• [PROBLEM STATEMENT] Reproduce the material in full, exactly as written.

• [INFORMATION SHOWN]

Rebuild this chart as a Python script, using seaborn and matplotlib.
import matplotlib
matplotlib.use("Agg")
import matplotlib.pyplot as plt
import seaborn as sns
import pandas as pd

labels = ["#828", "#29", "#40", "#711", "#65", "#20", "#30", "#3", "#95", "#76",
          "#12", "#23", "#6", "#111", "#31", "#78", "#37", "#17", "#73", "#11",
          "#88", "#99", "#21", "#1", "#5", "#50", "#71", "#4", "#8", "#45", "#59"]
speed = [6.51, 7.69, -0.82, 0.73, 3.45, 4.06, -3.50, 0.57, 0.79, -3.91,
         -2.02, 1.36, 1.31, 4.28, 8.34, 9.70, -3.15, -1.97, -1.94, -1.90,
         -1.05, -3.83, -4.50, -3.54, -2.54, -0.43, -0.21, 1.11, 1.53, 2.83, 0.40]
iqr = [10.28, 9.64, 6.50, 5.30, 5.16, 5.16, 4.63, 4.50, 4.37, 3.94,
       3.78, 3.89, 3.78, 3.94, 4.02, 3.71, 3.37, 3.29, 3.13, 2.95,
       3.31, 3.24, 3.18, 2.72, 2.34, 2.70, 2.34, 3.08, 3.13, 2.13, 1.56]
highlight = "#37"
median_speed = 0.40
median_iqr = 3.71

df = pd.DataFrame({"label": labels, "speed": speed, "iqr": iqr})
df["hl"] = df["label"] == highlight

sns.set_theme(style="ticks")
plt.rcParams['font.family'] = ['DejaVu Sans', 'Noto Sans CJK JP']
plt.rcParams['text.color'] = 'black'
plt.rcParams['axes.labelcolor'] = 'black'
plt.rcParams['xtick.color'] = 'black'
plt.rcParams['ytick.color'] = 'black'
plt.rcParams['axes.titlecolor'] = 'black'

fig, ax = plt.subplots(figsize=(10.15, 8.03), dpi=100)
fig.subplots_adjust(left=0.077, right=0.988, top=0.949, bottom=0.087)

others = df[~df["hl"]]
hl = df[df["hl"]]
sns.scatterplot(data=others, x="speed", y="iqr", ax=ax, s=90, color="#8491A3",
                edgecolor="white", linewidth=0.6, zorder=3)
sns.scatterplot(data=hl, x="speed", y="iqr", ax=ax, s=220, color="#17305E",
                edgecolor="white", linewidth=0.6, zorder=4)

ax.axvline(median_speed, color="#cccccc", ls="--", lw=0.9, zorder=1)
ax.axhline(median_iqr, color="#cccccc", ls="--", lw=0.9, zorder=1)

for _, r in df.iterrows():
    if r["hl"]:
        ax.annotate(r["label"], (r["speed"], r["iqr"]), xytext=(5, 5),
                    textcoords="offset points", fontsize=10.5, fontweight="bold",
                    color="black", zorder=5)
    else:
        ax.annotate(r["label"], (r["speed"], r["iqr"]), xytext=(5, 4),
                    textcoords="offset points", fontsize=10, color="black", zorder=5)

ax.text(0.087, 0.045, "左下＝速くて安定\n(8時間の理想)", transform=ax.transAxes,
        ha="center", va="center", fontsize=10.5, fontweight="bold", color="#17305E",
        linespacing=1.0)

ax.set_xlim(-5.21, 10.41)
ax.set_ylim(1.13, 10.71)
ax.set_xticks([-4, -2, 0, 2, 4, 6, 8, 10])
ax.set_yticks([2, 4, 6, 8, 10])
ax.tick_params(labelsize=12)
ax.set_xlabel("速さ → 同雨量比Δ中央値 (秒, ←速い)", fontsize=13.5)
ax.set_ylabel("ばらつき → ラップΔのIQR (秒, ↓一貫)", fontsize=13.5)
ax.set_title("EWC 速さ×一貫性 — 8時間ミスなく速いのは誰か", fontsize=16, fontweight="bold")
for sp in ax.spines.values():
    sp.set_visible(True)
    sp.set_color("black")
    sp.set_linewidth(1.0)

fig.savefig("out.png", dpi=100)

• [RESULT OF THE TASK]
Rebuild this chart as a Python script, using seaborn and matplotlib.
import matplotlib
matplotlib.use("Agg")
import matplotlib.pyplot as plt
import seaborn as sns
import pandas as pd

labels = ["#828", "#29", "#40", "#711", "#65", "#20", "#30", "#3", "#95", "#76",
          "#12", "#23", "#6", "#111", "#31", "#78", "#37", "#17", "#73", "#11",
          "#88", "#99", "#21", "#1", "#5", "#50", "#71", "#4", "#8", "#45", "#59"]
speed = [6.51, 7.69, -0.82, 0.73, 3.45, 4.06, -3.50, 0.57, 0.79, -3.91,
         -2.02, 1.36, 1.31, 4.28, 8.34, 9.70, -3.15, -1.97, -1.94, -1.90,
         -1.05, -3.83, -4.50, -3.54, -2.54, -0.43, -0.21, 1.11, 1.53, 2.83, 0.40]
iqr = [10.28, 9.64, 6.50, 5.30, 5.16, 5.16, 4.63, 4.50, 4.37, 3.94,
       3.78, 3.89, 3.78, 3.94, 4.02, 3.71, 3.37, 3.29, 3.13, 2.95,
       3.31, 3.24, 3.18, 2.72, 2.34, 2.70, 2.34, 3.08, 3.13, 2.13, 1.56]
highlight = "#37"
median_speed = 0.40
median_iqr = 3.71

df = pd.DataFrame({"label": labels, "speed": speed, "iqr": iqr})
df["hl"] = df["label"] == highlight

sns.set_theme(style="ticks")
plt.rcParams['font.family'] = ['DejaVu Sans', 'Noto Sans CJK JP']
plt.rcParams['text.color'] = 'black'
plt.rcParams['axes.labelcolor'] = 'black'
plt.rcParams['xtick.color'] = 'black'
plt.rcParams['ytick.color'] = 'black'
plt.rcParams['axes.titlecolor'] = 'black'

fig, ax = plt.subplots(figsize=(10.15, 8.03), dpi=100)
fig.subplots_adjust(left=0.077, right=0.988, top=0.949, bottom=0.087)

others = df[~df["hl"]]
hl = df[df["hl"]]
sns.scatterplot(data=others, x="speed", y="iqr", ax=ax, s=90, color="#8491A3",
                edgecolor="white", linewidth=0.6, zorder=3)
sns.scatterplot(data=hl, x="speed", y="iqr", ax=ax, s=220, color="#17305E",
                edgecolor="white", linewidth=0.6, zorder=4)

ax.axvline(median_speed, color="#cccccc", ls="--", lw=0.9, zorder=1)
ax.axhline(median_iqr, color="#cccccc", ls="--", lw=0.9, zorder=1)

for _, r in df.iterrows():
    if r["hl"]:
        ax.annotate(r["label"], (r["speed"], r["iqr"]), xytext=(5, 5),
                    textcoords="offset points", fontsize=10.5, fontweight="bold",
                    color="black", zorder=5)
    else:
        ax.annotate(r["label"], (r["speed"], r["iqr"]), xytext=(5, 4),
                    textcoords="offset points", fontsize=10, color="black", zorder=5)

ax.text(0.087, 0.045, "左下＝速くて安定\n(8時間の理想)", transform=ax.transAxes,
        ha="center", va="center", fontsize=10.5, fontweight="bold", color="#17305E",
        linespacing=1.0)

ax.set_xlim(-5.21, 10.41)
ax.set_ylim(1.13, 10.71)
ax.set_xticks([-4, -2, 0, 2, 4, 6, 8, 10])
ax.set_yticks([2, 4, 6, 8, 10])
ax.tick_params(labelsize=12)
ax.set_xlabel("速さ → 同雨量比Δ中央値 (秒, ←速い)", fontsize=13.5)
ax.set_ylabel("ばらつき → ラップΔのIQR (秒, ↓一貫)", fontsize=13.5)
ax.set_title("EWC 速さ×一貫性 — 8時間ミスなく速いのは誰か", fontsize=16, fontweight="bold")
for sp in ax.spines.values():
    sp.set_visible(True)
    sp.set_color("black")
    sp.set_linewidth(1.0)

fig.savefig("out.png", dpi=100)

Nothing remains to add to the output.